Mohon tunggu...
Denny Rizky Ramadhan
Denny Rizky Ramadhan Mohon Tunggu... Penulis - Mahasiswa Ekonomi FEM IPB University 2019

Mahasiswa ekonomi yang tertarik isu HAM dan kadang menulis artikel.

Selanjutnya

Tutup

Ilmu Sosbud

Gig Economy dalam Pandangan Islam, Peluang atau Ancaman bagi Masa Depan Lapangan Pekerjaan Indonesia?

21 Juni 2021   20:38 Diperbarui: 7 Juli 2021   18:44 905
+
Laporkan Konten
Laporkan Akun
Kompasiana adalah platform blog. Konten ini menjadi tanggung jawab bloger dan tidak mewakili pandangan redaksi Kompas.
Lihat foto
Bagikan ide kreativitasmu dalam bentuk konten di Kompasiana | Sumber gambar: Freepik

Akhir-akhir bulan lalu dunia sosial media sedang hangat memperbincangkan terkait dengan masalah kurir salah satu ekspedisi pengiriman paket yang "dimaki-maki" oleh customer karena barang yang dipesan melalui metode COD tidak sesuai dengan ekspektasi pelanggan. Padahal seharusnya kesalahan tersebut tidak menjadi tanggungan dari kurir karena pelanggan tersebut memesan barang melalui metode COD. Kejadian seperti ini ternyata terjadi lebih dari 1 kali di Indonesia, sebelumnya terdapat kurir yang sempat ditodong menggunakan pistol oleh pelanggan yang tidak terima atas barang yang diantarkannya. Kejadian-kejadian berikut hanya kejadian yang viral saja, mungkin masih terdapat kejadian seperti ini juga namun tidak terekspos di media.

Mengenal lebih dalam tentang "Gig Economy"
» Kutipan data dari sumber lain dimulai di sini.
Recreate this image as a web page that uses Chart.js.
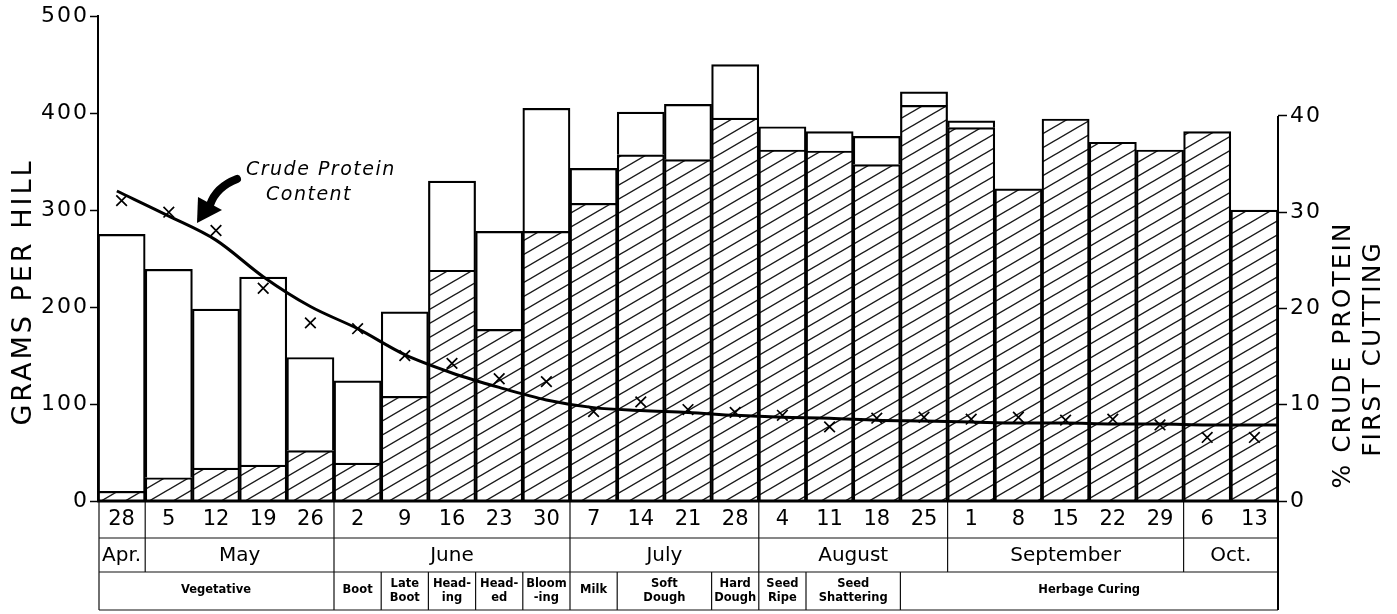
<!DOCTYPE html>
<html>
<head>
<meta charset="utf-8">
<script src="https://cdn.jsdelivr.net/npm/chart.js@4.4.1/dist/chart.umd.min.js"></script>
<style>
  html, body { margin: 0; padding: 0; background: #fff; }
  #wrap { width: 1397px; height: 614px; }
</style>
</head>
<body>
<div id="wrap"><canvas id="yieldChart" width="1397" height="614"></canvas></div>
<script>
// cutting dates (day of month), one bar each
const cutDays = ['28', '5', '12', '19', '26', '2', '9', '16', '23', '30', '7', '14', '21', '28',
                 '4', '11', '18', '25', '1', '8', '15', '22', '29', '6', '13'];

const months = ['Apr.', 'May', 'June', 'July', 'August', 'September', 'Oct.'];
const monthSpans = [1, 4, 5, 4, 4, 5, 2];

const stages = ['Vegetative', 'Boot', 'Late\nBoot', 'Head-\ning', 'Head-\ned', 'Bloom\n-ing', 'Milk',
                'Soft\nDough', 'Hard\nDough', 'Seed\nRipe', 'Seed\nShattering', 'Herbage Curing'];
const stageSpans = [5, 1, 1, 1, 1, 1, 1, 2, 1, 1, 2, 8];

// grams per hill: whole bar and hatched lower part
const totalGrams = [275, 239, 198, 231, 148, 124, 195, 330, 278, 405, 343, 401, 409, 450,
                    386, 381, 376, 422, 392, 322, 394, 370, 362, 381, 300];
const hatchedGrams = [10, 24, 34, 37, 52, 39, 108, 238, 177, 278, 307, 357, 352, 395,
                      362, 361, 347, 408, 385, 322, 394, 370, 362, 381, 300];

// % crude protein, first cutting
const proteinPct = [31.2, 30.0, 28.1, 22.1, 18.5, 17.9, 15.1, 14.3, 12.7, 12.4, 9.3, 10.3, 9.5, 9.2,
                    8.9, 7.7, 8.6, 8.7, 8.5, 8.7, 8.4, 8.5, 7.9, 6.6, 6.6];

// fitted protein curve, x in bar positions (runs to the right edge)
const curveX = [-0.1, 1, 2, 3, 4, 5, 6, 7, 8, 9, 10, 11, 12, 13, 14, 15, 16, 17, 18, 19, 20, 21, 22, 23, 24, 24.5];
const curvePct = [32.2, 29.6, 27.1, 23.3, 20.2, 17.9, 15.2, 13.3, 11.8, 10.5, 9.7, 9.4, 9.2, 8.9,
                  8.7, 8.6, 8.4, 8.3, 8.2, 8.1, 8.1, 8.0, 8.0, 7.9, 7.9, 7.9];

const gramTicks = [0, 100, 200, 300, 400, 500];
const pctTicks = [0, 10, 20, 30, 40];

const FONT = 'DejaVu Sans';

function hatchPattern() {
    const c = document.createElement('canvas');
    c.width = 24;
    c.height = 14;
    const g = c.getContext('2d');
    g.fillStyle = '#fff';
    g.fillRect(0, 0, 24, 14);
    g.strokeStyle = '#1a1a1a';
    g.lineWidth = 1.4;
    g.beginPath();
    for (const dy of [-14, 0, 14]) {
        g.moveTo(-24, 28 + dy);
        g.lineTo(48, -14 + dy);
    }
    g.stroke();
    return g.createPattern(c, 'repeat');
}

// wider spacing for the axis numbers
const spacingPlugin = {
    id: 'tickSpacing',
    beforeDraw(chart) { chart.ctx.letterSpacing = '2px'; },
    beforeDatasetsDraw(chart) { chart.ctx.letterSpacing = '0px'; }
};

// rows under the bars, titles, the arrow note and the short right axis
const extrasPlugin = {
    id: 'extras',
    afterDraw(chart) {
        const ctx = chart.ctx;
        const area = chart.chartArea;
        const xs = chart.scales.x;
        const y2 = chart.scales.y2;
        const step = (area.right - area.left) / cutDays.length;
        const edge = i => xs.getPixelForValue(0) - step / 2 + i * step;
        const top = area.bottom;
        const r1 = top + 37, r2 = top + 71, r3 = top + 109;
        const L = edge(0) + 1, R = edge(cutDays.length);

        ctx.save();
        ctx.strokeStyle = '#111';
        ctx.lineWidth = 1.2;
        ctx.beginPath();
        [r1, r2, r3].forEach(y => { ctx.moveTo(L, y); ctx.lineTo(R, y); });
        ctx.moveTo(L, top); ctx.lineTo(L, r3);
        // month boundaries through date and month rows
        let k = 0;
        monthSpans.slice(0, -1).forEach(n => {
            k += n;
            ctx.moveTo(edge(k), top); ctx.lineTo(edge(k), r2);
        });
        // stage boundaries
        k = 0;
        stageSpans.slice(0, -1).forEach(n => {
            k += n;
            ctx.moveTo(edge(k), r2); ctx.lineTo(edge(k), r3);
        });
        ctx.stroke();

        // right axis line, from 40 % down through the rows
        ctx.lineWidth = 2;
        ctx.strokeStyle = '#000';
        ctx.beginPath();
        ctx.moveTo(R, y2.getPixelForValue(40));
        ctx.lineTo(R, r3);
        ctx.stroke();

        // base line
        ctx.lineWidth = 3;
        ctx.beginPath();
        ctx.moveTo(area.left - 1, top);
        ctx.lineTo(R, top);
        ctx.stroke();

        ctx.fillStyle = '#000';
        ctx.textAlign = 'center';
        ctx.textBaseline = 'middle';

        ctx.font = `21px "${FONT}"`;
        cutDays.forEach((d, i) => ctx.fillText(d, xs.getPixelForValue(i), top + 19));

        ctx.font = `20px "${FONT}"`;
        k = 0;
        months.forEach((m, i) => {
            const mid = (edge(k) + edge(k + monthSpans[i])) / 2;
            ctx.fillText(m, mid, r1 + 18);
            k += monthSpans[i];
        });

        ctx.font = `bold 11.5px "${FONT}"`;
        k = 0;
        stages.forEach((s, i) => {
            const mid = (edge(k) + edge(k + stageSpans[i])) / 2;
            const lines = s.split('\n');
            if (lines.length === 1) {
                ctx.fillText(s, mid, r2 + 18);
            } else {
                ctx.fillText(lines[0], mid, r2 + 12);
                ctx.fillText(lines[1], mid, r2 + 26);
            }
            k += stageSpans[i];
        });

        // axis titles
        ctx.font = `27px "${FONT}"`;
        ctx.letterSpacing = '3px';
        ctx.save();
        ctx.translate(24, 292);
        ctx.rotate(-Math.PI / 2);
        ctx.fillText('GRAMS PER HILL', 0, 0);
        ctx.restore();

        ctx.font = `25px "${FONT}"`;
        ctx.letterSpacing = '2px';
        ctx.save();
        ctx.translate(1343, 355);
        ctx.rotate(-Math.PI / 2);
        ctx.fillText('% CRUDE PROTEIN', 0, 0);
        ctx.fillText('FIRST CUTTING', 6, 30);
        ctx.restore();

        // note with its arrow
        ctx.font = `italic 19px "${FONT}"`;
        ctx.letterSpacing = '1.5px';
        ctx.textAlign = 'left';
        ctx.fillText('Crude Protein', 246, 170);
        ctx.fillText('Content', 266, 195);
        ctx.letterSpacing = '0px';

        ctx.lineWidth = 8;
        ctx.lineCap = 'round';
        ctx.beginPath();
        ctx.moveTo(237, 179);
        ctx.quadraticCurveTo(216, 187, 210, 205);
        ctx.stroke();
        ctx.beginPath();
        ctx.moveTo(197, 223);
        ctx.lineTo(198, 197);
        ctx.lineTo(222, 210);
        ctx.closePath();
        ctx.fill();
        ctx.restore();
    }
};

const ctx = document.getElementById('yieldChart').getContext('2d');
const hatch = hatchPattern();

const barStyle = {
    borderColor: '#000',
    borderWidth: 2.2,
    stack: 'g',
    yAxisID: 'y',
    grouped: false,
    barPercentage: 1,
    categoryPercentage: 1,
    order: 3
};

new Chart(ctx, {
    type: 'bar',
    data: {
        labels: cutDays,
        datasets: [
            Object.assign({ label: 'hatched', data: hatchedGrams, backgroundColor: hatch }, barStyle),
            Object.assign({
                label: 'remainder',
                data: totalGrams.map((t, i) => (t - hatchedGrams[i]) || null),
                backgroundColor: '#fff'
            }, barStyle),
            {
                type: 'line',
                label: 'curve',
                data: curveX.map((x, i) => ({ x: x, y: curvePct[i] })),
                xAxisID: 'xc',
                yAxisID: 'y2',
                borderColor: '#000',
                borderWidth: 3,
                pointRadius: 0,
                cubicInterpolationMode: 'monotone',
                fill: false,
                order: 1
            },
            {
                type: 'line',
                label: 'protein',
                data: proteinPct,
                yAxisID: 'y2',
                showLine: false,
                pointStyle: 'crossRot',
                pointRadius: 7.5,
                pointBorderWidth: 1.7,
                pointBorderColor: '#000',
                order: 0
            }
        ]
    },
    options: {
        responsive: false,
        animation: false,
        devicePixelRatio: 1,
        layout: { padding: { top: 15, bottom: 113, left: 0, right: 0 } },
        plugins: { legend: { display: false }, tooltip: { enabled: false } },
        scales: {
            x: { type: 'category', display: false, stacked: true, offset: true },
            xc: {
                type: 'linear', display: false, offset: false, bounds: 'data',
                min: -0.5, max: cutDays.length - 0.5, grace: 0
            },
            y: {
                position: 'left',
                stacked: true,
                min: 0,
                max: 500,
                afterBuildTicks: s => { s.ticks = gramTicks.map(v => ({ value: v })); },
                afterFit: s => { s.width = 98; },
                ticks: { color: '#000', font: { family: FONT, size: 22 }, padding: 1 },
                grid: { drawOnChartArea: false, drawTicks: true, tickLength: 8, tickWidth: 1.5, tickColor: '#000' },
                border: { display: true, color: '#000', width: 2 }
            },
            y2: {
                position: 'right',
                min: 0,
                max: 50.36,
                afterBuildTicks: s => { s.ticks = pctTicks.map(v => ({ value: v })); },
                afterFit: s => { s.width = 119; },
                ticks: { color: '#000', font: { family: FONT, size: 22 }, padding: 3 },
                grid: { drawOnChartArea: false, drawTicks: true, tickLength: 9, tickWidth: 1.5, tickColor: '#000' },
                border: { display: false }
            }
        }
    },
    plugins: [spacingPlugin, extrasPlugin]
});
</script>
</body>
</html>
Perkembangan teknologi yang semakin pesat memicu banyaknya pekerja yang lebih memilih untuk menjadi pekerja lepas atau freelancer. Tren ini sering kali digambarkan dengan istilah gig economy. Dikutip dari BBC, istilah "gig" berarti proyek kerja sementara, yang biasanya digunakan dalam industri hiburan. Kemudian, dalam perkembangannya, istilah ini digunakan untuk menggambarkan fenomena maraknya pekerja lepas atau freelance seiring dengan meningkatnya pertumbuhan perusahaan rintisan (start-up) dan penyedia layanan berbasis aplikasi. Dengan kata lain, gig economy adalah suatu kondisi perekonomian di mana terjadi pergeseran status tenaga kerja dari yang umumnya adalah pekerja tetap menjadi pekerja kontrak sementara (short-term contract), pekerja independen, maupun pekerja tidak tetap (temporary workers). 

Fenomena gig economy sendiri bukanlah sebuah konsep yang baru. Istilah ini mulai populer sekitar puncak krisis keuangan tahun 2008-2009. Anthony Hussenot, profesor dari Universit Nice Sophia Antipolis (UNS) telah memprediksi di artikelnya "Is freelancing the future of employment?". Ia menyatakan bahwa pekerjaan lepas (freelance) adalah pekerjaan masa depan. Anthony berpendapat bahwa perkembangan dunia telekomunikasi dan pemanfaatan sumber daya bersama (crowdsourcing) menjadikan sejumlah bisnis tertentu tidak membutuhkan banyak karyawan tetap. Sebagai gantinya, perusahaan-perusahaan tersebut mempekerjakan pekerja lepas untuk proyek-proyek mereka. "Model kerja kontrak, apapun jenisnya, menawarkan kebebasan kerja, kapanpun dan dimanapun ingin mengerjakannya," tulis Anthony. Yang luput dari pengamatan Anthony bahwa pekerja lepas di gig economy rentan dieksploitasi oleh perusahaan penyedia layanan kerja. 

Dinamika fenomena "Gig Economy" di Indonesia

Secara tidak sadar, gig economy sudah berkembang di Indonesia, namun kebanyakan saat ini hanya berpusat pada industri transportasi online, ataupun pekerja dengan skill atau keahlian tertentu. Para perusahaan utamanya industri kreatif kelas menengah dan startup saat ini cenderung lebih efektif menerapkan gig economy. Pasalnya, dengan memanfaatkan tenaga kerja freelancer yang memiliki kemampuan tidak jauh berbeda dengan pekerja tetap, mereka bisa mengurangi pengeluaran yang seharusnya diberikan kepada pekerja tetap (asuransi kesehatan, Tunjangan Hari Raya, dsb).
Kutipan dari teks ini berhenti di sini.